靉嘔(1931-、現在93歳だそう)の作品。コレクション・ギャラリーはなかなかおもしろかったです。特に横尾忠則のポスターがまとめてあって、非常にすばらしかった。今日観た他の何よりもすごかった。結局、キュビスムも理性なんだよね、横尾のアジア土着的なエロスをもった、本能の深さ(?)みたいなのに、到底敵わない。ただ、横尾はもしかしたら、日本人にしかわからないのかも知れないけれど。でも、芸術もアートも超えた、異様な深さがあります。それは、死の領域に近い。
 すごすぎて、横尾は撮影しませんでした。まあ、検索すればいくらでも観られると思います。

これも 4Fギャラリー前の空間から、コレクション・ギャラリーを観たあとに。奥は東山です。
 
さて、昼飯をどうするかと考えて、ちょっと京都の繁華街をひさしぶりに歩いてみるかなと。地下鉄で一駅の、三条京阪で降ります。

三条大橋

三条大橋から、鴨川下流方向を。

三条を歩きます。どこかチェーン店でお昼にしようと思っていたので、河原町三条のラーメン「天下一品」に入る。30年ぶりくらいに「天下一品」で食ったけれど、こんなものだったかなと。昔は、本店とかで随分と感激して食べたように覚えているが、これくらいのラーメンなら岐阜でも食えるかなって感じでした。

四条まで歩く。これは木屋町通で、川は高瀬川

四条河原町。ここから、京都駅までバスに乗りました。

JR京都駅。14:07発米原行、各駅停車に乗る。米原、大垣で乗り換えます。大垣あたり、茫漠とだだっ広い濃尾平野が広がる。

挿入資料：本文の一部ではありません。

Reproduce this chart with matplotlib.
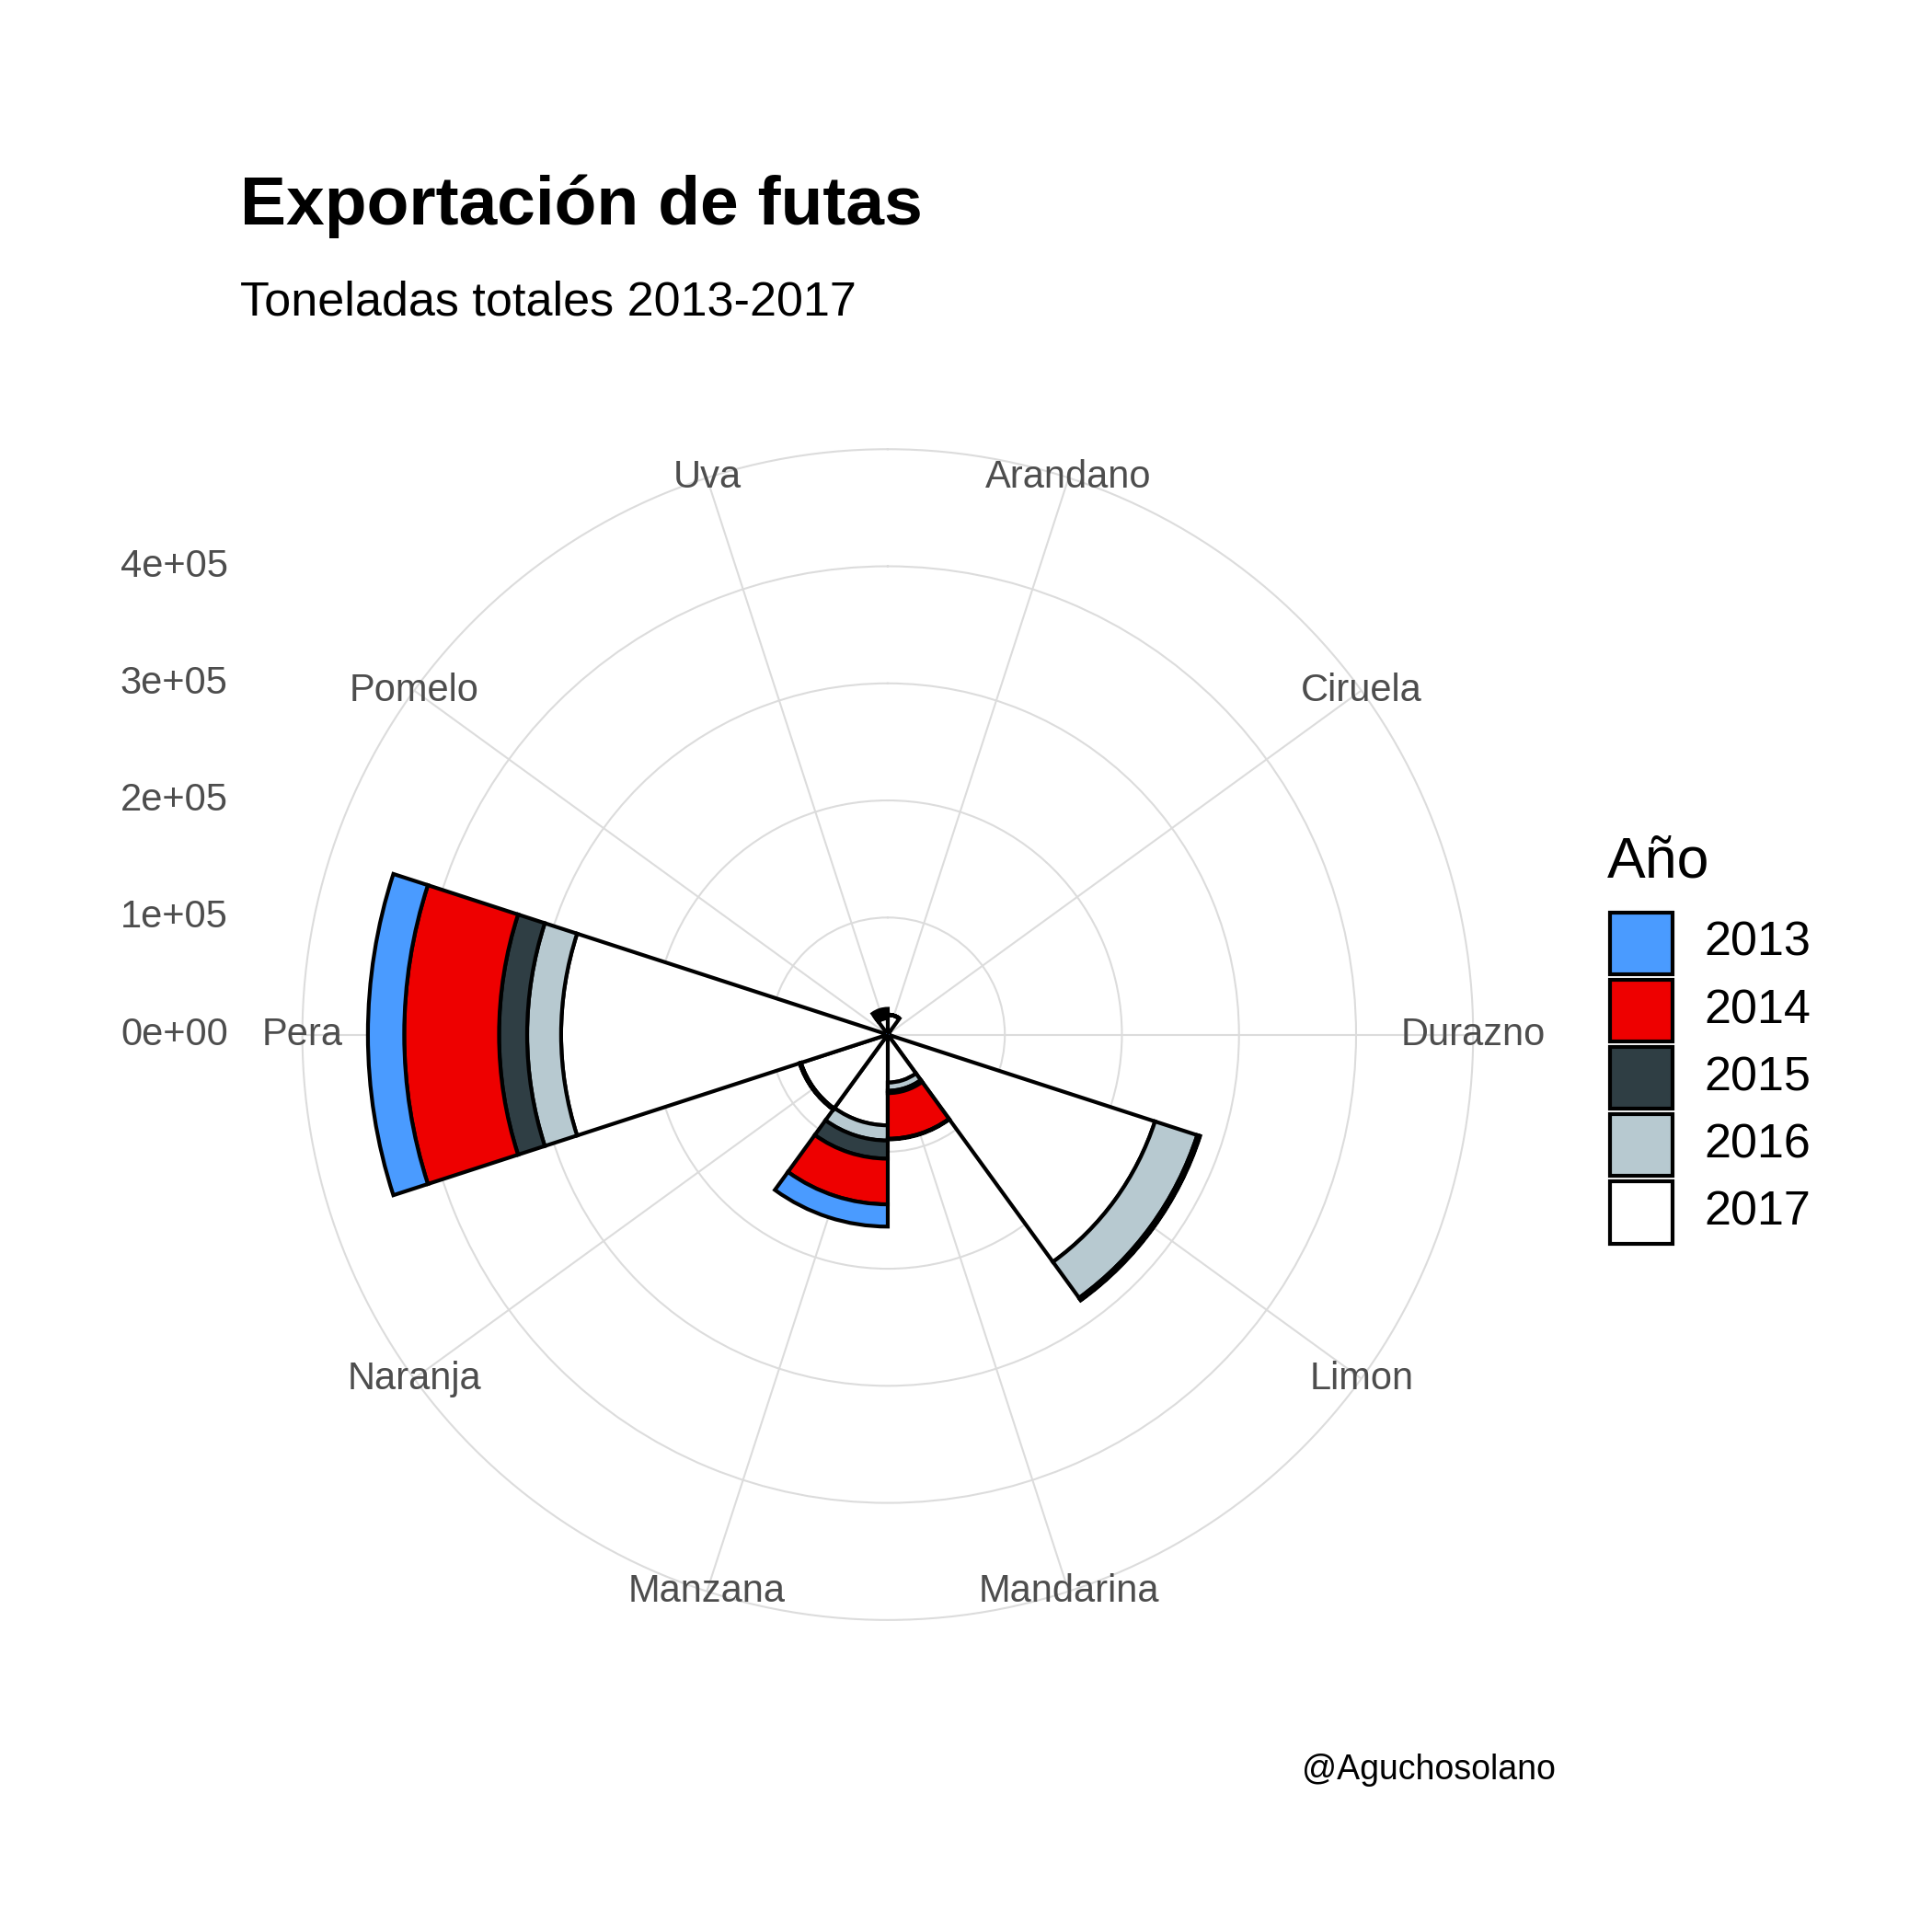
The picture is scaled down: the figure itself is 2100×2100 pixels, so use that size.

16:23岐阜着。JR岐阜駅、加納口です。さて、田舎ですね、田舎でどう、この(都会すら)行き詰まった時代で、生きるか。ってまあ、我々ふつうの人間は、文化的枯渇とか、あんまり関係ないか。でも、そうでもないんだよなあ。あと、インターネット。わたしは部屋にいると常時ネット接続しているのだが、これがねえ。意識してネットから離れることも必要になる、って当たり前だけれど。とりあえず、また「乗り鉄」して、どこかへ行こう。
 

 
夜。
どうでもいいけれど、京都みたいな大都市を歩いていると、「萌え絵」やアニメ絵みたいなのがもうふつうに街に溶け込んでいて、何だかいまだなあって思う。京都の地下鉄の駅構内に「地下鉄に乗るっ」のポスターが貼られていて、撮ろうかなと一瞬思ったが、いいおっさんだから恥ずかしくてムリだった笑。わたしなんか、まだ羞恥心が抜け切らないんだな。他にも街にもバスの中などにも、ふつうに「萌え絵」がある。これが、村上隆みたいに美術館に入ると、ほんと公共の場で下半身をむき出しにしている感覚とでもいうか。日本人ながら、日本ナゾだなと思う。
 しかし、キュビスム展でも、多くの西洋の画家がそれぞれ個性的な作品を描いたり作ったりしているわけだが、その「個性」ってのが、じつに限界があるんだよねー。武満さんが晩年に、もう西洋的な「個性」を目指すのはむずかしい、これからは匿名性が重要になってくるだろう、というようなことを書いておられたけれど、それをますます痛感する。結局、知的自我が根底にある「個性」は、一定以上「深い」ところまでいけずに、留まってしまう。武満さんのいう「匿名性」は、そのような隘路の存在を指摘したというべきだろう。実際、キュビスムにあらわれたすばらしい「個性」でも、近代(モダン)を抜けない。どうせ個性なら、横尾忠則くらいまでいかないとダメだし、村上隆も、モダニズムから見ればやはりものすごく「個性的」なのだ。いまや、その元ネタの日本のアニメなどが、欧米の大学で分析・評価され、「個性」として普遍的カノンに組み込まれようとしているが、これは日本人には違和感や抵抗感が強い。